Vers une diplomatie organisationnelle plus agile
Matoko confesse que la bureaucratie onusienne reste « atrophiée par ses propres procédures ». Il envisage de déléguer davantage de responsabilités aux antennes nationales, de recourir plus systématiquement à des recrutements locaux pour réduire les coûts de mobilité et d’élargir l’usage des outils numériques dans le suivi des projets. Au-delà de la rationalisation, il s’agit pour lui de restaurer la crédibilité d’une agence souvent perçue comme éloignée du terrain. « Nous devons prouver que chaque dollar dépensé produit un impact mesurable », répète-t-il, alignant ainsi son propos sur la culture du résultat exigée par plusieurs bailleurs.
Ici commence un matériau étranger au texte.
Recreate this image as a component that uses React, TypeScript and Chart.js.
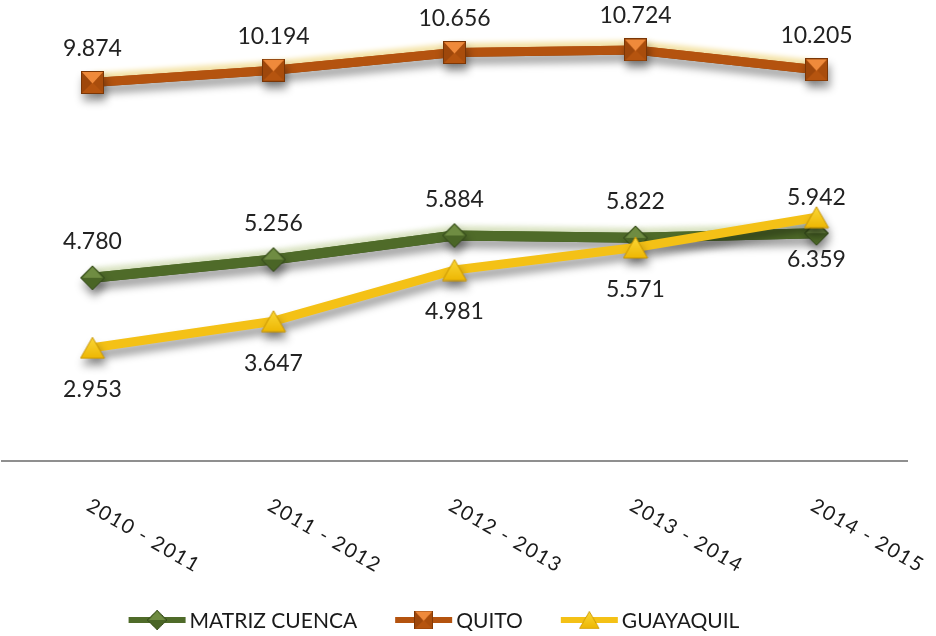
import React, { useEffect, useRef } from "react";
import { Chart, registerables } from "chart.js";

Chart.register(...registerables);

const categories = ["2010 - 2011", "2011 - 2012", "2012 - 2013", "2013 - 2014", "2014 - 2015"];
const seriesNames = ["MATRIZ CUENCA", "QUITO", "GUAYAQUIL"];
const matrizCuenca = [4780, 5256, 5884, 5822, 5942];
const quito = [9874, 10194, 10656, 10724, 10205];
const guayaquil = [2953, 3647, 4981, 5571, 6359];
const yMin = 0;
const yMax = 12000;

const FONT = "Lato, 'Open Sans', 'DejaVu Sans', sans-serif";

function fmt(v: number): string {
  const s = String(Math.round(v));
  return s.length > 3 ? s.slice(0, -3) + "." + s.slice(-3) : s;
}

function makeSquare(size: number): HTMLCanvasElement {
  const c = document.createElement("canvas");
  c.width = size;
  c.height = size;
  const g = c.getContext("2d")!;
  const s = size;
  const m = s / 2;
  g.fillStyle = "#B5540F";
  g.fillRect(0, 0, s, s);
  g.fillStyle = "#9E470B";
  g.beginPath(); g.moveTo(0, 0); g.lineTo(m, m); g.lineTo(0, s); g.closePath(); g.fill();
  g.fillStyle = "#A94D0C";
  g.beginPath(); g.moveTo(s, 0); g.lineTo(m, m); g.lineTo(s, s); g.closePath(); g.fill();
  g.fillStyle = "#EF8A3B";
  g.beginPath(); g.moveTo(1, 1); g.lineTo(s - 1, 1); g.lineTo(m, m + 1); g.closePath(); g.fill();
  g.strokeStyle = "#7A3606";
  g.lineWidth = 1;
  g.strokeRect(0.5, 0.5, s - 1, s - 1);
  return c;
}

function makeDiamond(size: number): HTMLCanvasElement {
  const c = document.createElement("canvas");
  c.width = size;
  c.height = size;
  const g = c.getContext("2d")!;
  const m = size / 2;
  g.fillStyle = "#4A6526";
  g.beginPath(); g.moveTo(m, 1); g.lineTo(size - 1, m); g.lineTo(m, size - 1); g.lineTo(1, m); g.closePath(); g.fill();
  g.fillStyle = "#6F8C42";
  g.beginPath(); g.moveTo(m, 2); g.lineTo(size - 3, m); g.lineTo(3, m); g.closePath(); g.fill();
  g.strokeStyle = "#33481A";
  g.lineWidth = 1;
  g.beginPath(); g.moveTo(m, 1); g.lineTo(size - 1, m); g.lineTo(m, size - 1); g.lineTo(1, m); g.closePath(); g.stroke();
  return c;
}

function makeTriangle(w: number, h: number): HTMLCanvasElement {
  const c = document.createElement("canvas");
  c.width = w;
  c.height = h;
  const g = c.getContext("2d")!;
  const grad = g.createLinearGradient(0, 0, 0, h);
  grad.addColorStop(0, "#FBD93A");
  grad.addColorStop(1, "#EDB500");
  g.fillStyle = grad;
  g.beginPath(); g.moveTo(w / 2, 1); g.lineTo(w - 1, h - 1); g.lineTo(1, h - 1); g.closePath(); g.fill();
  g.strokeStyle = "#C99500";
  g.lineWidth = 1;
  g.stroke();
  return c;
}

export default function App() {
  const ref = useRef<HTMLCanvasElement | null>(null);

  useEffect(() => {
    let chart: Chart | null = null;
    let cancelled = false;

    const build = () => {
      if (cancelled || !ref.current) return;
      const square = makeSquare(23);
      const diamond = makeDiamond(26);
      const triangle = makeTriangle(26, 23);

      const shadowPlugin = {
        id: "lineShadows",
        beforeDatasetDraw(ch: any, args: any) {
          const ds = ch.data.datasets[args.index];
          const ctx = ch.ctx;
          if (ds.glowColor) {
            ctx.save();
            ctx.shadowColor = ds.glowColor;
            ctx.shadowBlur = 5;
            ctx.shadowOffsetX = 0;
            ctx.shadowOffsetY = -5;
            args.meta.dataset.draw(ctx, ch.chartArea);
            ctx.restore();
          }
          ctx.save();
          ctx.shadowColor = "rgba(0,0,0,0.4)";
          ctx.shadowBlur = 8;
          ctx.shadowOffsetX = 2;
          ctx.shadowOffsetY = 7;
        },
        afterDatasetDraw(ch: any) {
          ch.ctx.restore();
        },
      };

      const labelPlugin = {
        id: "valueLabels",
        afterDatasetsDraw(ch: any) {
          const ctx = ch.ctx;
          ctx.save();
          ctx.font = `23px ${FONT}`;
          ctx.fillStyle = "#222222";
          ctx.textAlign = "center";
          ctx.textBaseline = "middle";
          ch.data.datasets.forEach((ds: any, di: number) => {
            const meta = ch.getDatasetMeta(di);
            meta.data.forEach((pt: any, i: number) => {
              ctx.fillText(fmt(ds.data[i]), pt.x, pt.y + ds.labelOffset);
            });
          });
          ctx.restore();
        },
      };

      const tickPlugin = {
        id: "rotatedTicks",
        afterDraw(ch: any) {
          const ctx = ch.ctx;
          const scale = ch.scales.x;
          ctx.save();
          ctx.font = `20px ${FONT}`;
          (ctx as any).letterSpacing = "1.5px";
          ctx.fillStyle = "#1a1a1a";
          ctx.textAlign = "left";
          ctx.textBaseline = "middle";
          (ch.data.labels as string[]).forEach((lab, i) => {
            const x = scale.getPixelForTick(i);
            ctx.save();
            ctx.translate(x - 4, scale.top + 43);
            ctx.rotate((30 * Math.PI) / 180);
            ctx.fillText(lab, 0, 0);
            ctx.restore();
          });
          ctx.restore();
        },
      };

      const legendPlugin = {
        id: "customLegend",
        afterDraw(ch: any) {
          const ctx = ch.ctx;
          ctx.save();
          ctx.font = `21px ${FONT}`;
          const iconW = 57;
          const gapIcon = 4;
          const gapItem = 38;
          const items = ch.data.datasets.map((ds: any) => ({
            label: ds.label,
            color: ds.borderColor,
            img: ds.pointStyle as HTMLCanvasElement,
            w: ctx.measureText(ds.label).width,
          }));
          const total =
            items.reduce((a: number, it: any) => a + iconW + gapIcon + it.w, 0) + gapItem * (items.length - 1);
          let x = ch.width / 2 - 34 - total / 2;
          const y = 620;
          items.forEach((it: any) => {
            ctx.strokeStyle = it.color;
            ctx.lineWidth = 6;
            ctx.beginPath();
            ctx.moveTo(x, y);
            ctx.lineTo(x + iconW, y);
            ctx.stroke();
            const iw = it.img.width * 0.82;
            const ih = it.img.height * 0.82;
            ctx.drawImage(it.img, x + iconW / 2 - iw / 2, y - ih / 2, iw, ih);
            ctx.fillStyle = "#1a1a1a";
            ctx.textAlign = "left";
            ctx.textBaseline = "middle";
            ctx.fillText(it.label, x + iconW + gapIcon, y + 1);
            x += iconW + gapIcon + it.w + gapItem;
          });
          ctx.restore();
        },
      };

      chart = new Chart(ref.current, {
        type: "line",
        data: {
          labels: categories,
          datasets: [
            {
              label: seriesNames[0],
              data: matrizCuenca,
              borderColor: "#4F6B29",
              backgroundColor: "#4F6B29",
              borderWidth: 10,
              pointStyle: diamond,
              order: 1,
              labelOffset: -36,
              glowColor: "rgba(215,225,190,0.9)",
            } as any,
            {
              label: seriesNames[1],
              data: quito,
              borderColor: "#B4530F",
              backgroundColor: "#B4530F",
              borderWidth: 9,
              pointStyle: square,
              order: 2,
              labelOffset: -34,
              glowColor: "rgba(245,228,170,1)",
            } as any,
            {
              label: seriesNames[2],
              data: guayaquil,
              borderColor: "#F4C116",
              backgroundColor: "#F4C116",
              borderWidth: 9,
              pointStyle: triangle,
              order: 0,
              labelOffset: 42,
            } as any,
          ],
        },
        options: {
          responsive: false,
          animation: false,
          devicePixelRatio: 1,
          layout: { autoPadding: false, padding: { top: 1, left: 2, right: 29, bottom: 0 } },
          elements: {
            line: { tension: 0, borderCapStyle: "butt", borderJoinStyle: "round" },
            point: { radius: 1, hoverRadius: 1 },
          },
          plugins: {
            legend: { display: false },
            tooltip: { enabled: false },
          },
          scales: {
            x: {
              offset: true,
              grid: { display: false },
              border: { display: true, color: "#8f8f8f", width: 2 },
              ticks: { display: false },
              afterFit: (scale: any) => {
                scale.height = 175;
              },
            },
            y: {
              display: false,
              min: yMin,
              max: yMax,
            },
          },
        },
        plugins: [shadowPlugin, labelPlugin, tickPlugin, legendPlugin],
      });
    };

    const fonts = (document as any).fonts;
    if (fonts && fonts.load) {
      Promise.all([fonts.load(`23px Lato`), fonts.load(`20px Lato`)])
        .catch(() => null)
        .then(build);
    } else {
      build();
    }

    return () => {
      cancelled = true;
      if (chart) chart.destroy();
    };
  }, []);

  return (
    <div style={{ position: "absolute", left: 0, top: 0, width: 936, height: 636, background: "#fff" }}>
      <canvas ref={ref} width={936} height={636} style={{ display: "block" }} />
    </div>
  );
}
Le laboratoire africain d’un multilatéralisme réinventé
L’idée d’un Africa Lab, espace de co-création entre chercheurs, artistes et entrepreneurs du continent, cristallise la vision prospective de Matoko. Le projet, adossé à un futur Forum Afrique-Unesco annuel, ambitionne de traduire le slogan institutionnel « Construire la paix dans l’esprit des hommes » en politiques publiques tangibles. Coopération triangulaire avec l’Union africaine, articulation avec les banques de développement régionales, partenariats avec les diasporas : autant de volets qui, selon le candidat, donneraient à l’Unesco « une pertinence politique égale à sa légitimité intellectuelle ». Reste à savoir si cette feuille de route séduira au-delà du cercle africain et convaincra les 193 États membres que la priorité Afrique peut constituer une chance pour l’ensemble de l’organisation.